The COVID-19 pandemic has led many people to take control of their health, according to the 2021 Health Care Insights Survey from CVS Health.
The survey, which queried 1,000 consumers and 400 providers, found 77% of people said the pandemic has led them to pay more attention to their health. For many, 2020 was an opportunity to reflect on health goals and priorities. Another 50% of respondents said stay-at-home orders helped them achieve their health goals.
“Over the past year and a half, we have witnessed a dramatic shift in consumer health care preferences and needs,” CVS Health President and CEO Karen S. Lynch said in a statement. “These shifts toward personalized care have the potential to impact our health care system well past the pandemic, with many people taking a more engaged approach to their own health. Going forward, we have an opportunity to take what we’ve learned and continue to foster an integrated health model that is centered around the needs of the individual.”
While more are feeling hands-on about their health, access to health care was still a top factor for 55% of respondents in what influenced their care decisions.
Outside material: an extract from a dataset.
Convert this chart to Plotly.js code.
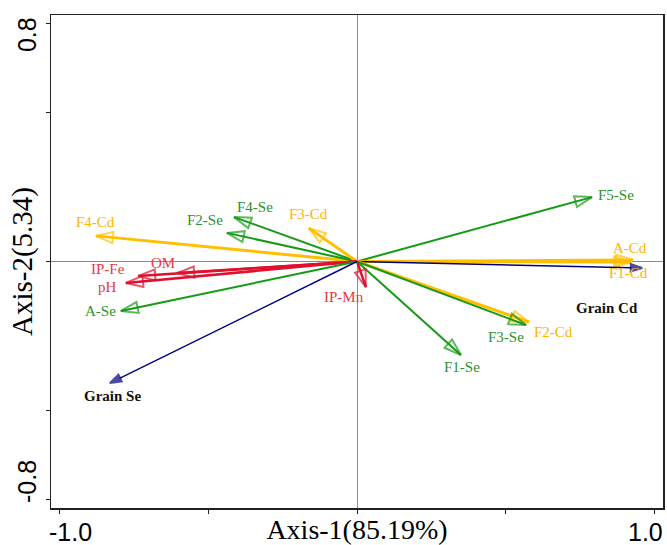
<!DOCTYPE html>
<html><head><meta charset="utf-8">
<script src="https://cdn.plot.ly/plotly-3.0.1.min.js"></script>
<style>html,body{margin:0;padding:0;background:#fff}#chart{width:667px;height:545px}</style>
</head><body><div id="chart"></div>
<script>
// ---- data ----
const variables = ['F4-Cd','F2-Se','F4-Se','F3-Cd','F5-Se','A-Cd','F1-Cd','Grain Cd','F2-Cd','F3-Se','F1-Se','IP-Mn','IP-Fe','OM','pH','A-Se','Grain Se'];
const axis1 = [-0.879,-0.438,-0.414,-0.162,0.791,0.929,0.923,0.960,0.579,0.569,0.350,0.030,-0.737,-0.606,-0.778,-0.795,-0.832];
const axis2 = [0.086,0.096,0.149,0.112,0.216,0.005,-0.002,-0.022,-0.203,-0.213,-0.314,-0.086,-0.049,-0.039,-0.072,-0.166,-0.408];
const groups = ['Cd','Se','Se','Cd','Se','Cd','Cd','Grain','Cd','Se','Se','Soil','Soil','Soil','Soil','Se','Grain'];
const xTickVals = [-1, -0.5, 0, 0.5, 1];
const xTickText = ['-1.0', '', '', '', '1.0'];
const yTickVals = [-0.8, -0.5, 0, 0.5, 0.8];
const yTickText = ['-0.8', '', '', '', '0.8'];
const xTitle = 'Axis-1(85.19%)';
const yTitle = 'Axis-2(5.34)';

// ---- styles ----
const groupStyle = {
  Cd:    {line:'#FFBF00', width:3,   label:'#FFB300', head:'arrow-open', size:18, bold:false},
  Se:    {line:'#169A16', width:2,   label:'#2A922A', head:'arrow-open', size:18, bold:false},
  Soil:  {line:'#E0102E', width:2.5, label:'#E8393F', head:'arrow-open', size:18, bold:false},
  Grain: {line:'#00007F', width:1.4, label:'#111111', head:'arrow',      size:12, bold:true}
};
const labelShift = {
  'F4-Cd':[0,14], 'F2-Se':[-22,13], 'F4-Se':[21,10], 'F3-Cd':[0,14], 'F5-Se':[24,2],
  'A-Cd':[-3,12], 'F1-Cd':[-3,-11], 'Grain Cd':[-35,-40], 'F2-Cd':[24,-10], 'F3-Se':[-20,-12],
  'F1-Se':[1,-12], 'IP-Mn':[-22,-10], 'IP-Fe':[-30,7], 'OM':[-14,10], 'pH':[-18,-4],
  'A-Se':[-20,0], 'Grain Se':[3,-13]
};
const serif = 'Liberation Serif, serif';
const sans = 'Liberation Sans, Arial, sans-serif';

const traces = variables.map((v, i) => {
  const s = groupStyle[groups[i]];
  return {
    type: 'scatter', mode: 'lines+markers', name: v, showlegend: false, hoverinfo: 'name',
    x: [0, axis1[i]], y: [0, axis2[i]],
    line: {color: s.line, width: s.width},
    marker: {symbol: s.head, size: [0, s.size], angleref: 'previous', color: s.line,
             line: {color: s.line, width: 2}}
  };
});

const annotations = variables.map((v, i) => {
  const s = groupStyle[groups[i]];
  const sh = labelShift[v];
  return {
    xref: 'x', yref: 'y', x: axis1[i], y: axis2[i], showarrow: false,
    text: s.bold ? '<b>' + v + '</b>' : v,
    xshift: sh[0], yshift: sh[1], xanchor: 'center', yanchor: 'middle',
    font: {family: serif, size: 15, color: s.label}
  };
});
// tick labels placed inward like the original
xTickVals.forEach((t, i) => {
  if (!xTickText[i]) return;
  annotations.push({xref: 'x', yref: 'paper', x: t, y: -0.0487, showarrow: false,
    text: xTickText[i], xanchor: 'center', yanchor: 'middle', xshift: t < 0 ? 11 : -9,
    font: {family: sans, size: 25, color: '#000'}});
});
yTickVals.forEach((t, i) => {
  if (!yTickText[i]) return;
  annotations.push({xref: 'paper', yref: 'y', x: -0.0392, y: t, showarrow: false,
    text: yTickText[i], textangle: -90, xanchor: 'center', yanchor: 'middle', yshift: t > 0 ? -12 : 18,
    font: {family: sans, size: 25, color: '#000'}});
});

const layout = {
  width: 667, height: 545,
  margin: {l: 51, r: 4, t: 15, b: 37},
  paper_bgcolor: '#fff', plot_bgcolor: '#fff',
  showlegend: false,
  xaxis: {
    range: [-1.03, 1.03], tickvals: xTickVals, ticktext: xTickText, showticklabels: false,
    ticks: 'outside', ticklen: 4, tickcolor: '#222', tickwidth: 1,
    showline: true, mirror: true, linecolor: '#222', linewidth: 1.5,
    showgrid: false, zeroline: true, zerolinecolor: '#8a8a8a', zerolinewidth: 1,
    title: {text: xTitle, font: {family: serif, size: 28, color: '#000'}, standoff: 8}
  },
  yaxis: {
    range: [-0.827, 0.827], tickvals: yTickVals, ticktext: yTickText, showticklabels: false,
    ticks: 'outside', ticklen: 4, tickcolor: '#222', tickwidth: 1,
    showline: true, mirror: true, linecolor: '#222', linewidth: 1.5,
    showgrid: false, zeroline: true, zerolinecolor: '#8a8a8a', zerolinewidth: 1,
    title: {text: yTitle, font: {family: serif, size: 29, color: '#000'}, standoff: 4}
  },
  annotations: annotations
};

Plotly.newPlot('chart', traces, layout, {displayModeBar: false, staticPlot: true});
</script>
</body></html>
Location of care was another top factor for 43% of respondents.
Additionally, the way people have sought out care has changed since the pandemic began, with more people seeking alternative sources. For instance, routine care from primary care physicians has dropped to 56% from 62% in 2020. The use of online resources has also risen, to 19% from 212% in 2020. Other local resources are also up, such as community health centers (19% versus 15% in 2020), and local pharmacies (17% versus 11% in 2020).
The study also reaffirmed other findings showing a surge in virtual care during social distancing, with 57% of respondents using virtual care for a health visit. More providers also indicated access to virtual care visits would be valuable for patients.
Meanwhile many respondents said the COVID-19 pandemic had increased their stress levels, depression and unhappiness around social connections. Many also reported heightened feelings of isolation and loneliness, as well as weight gain and anxiety.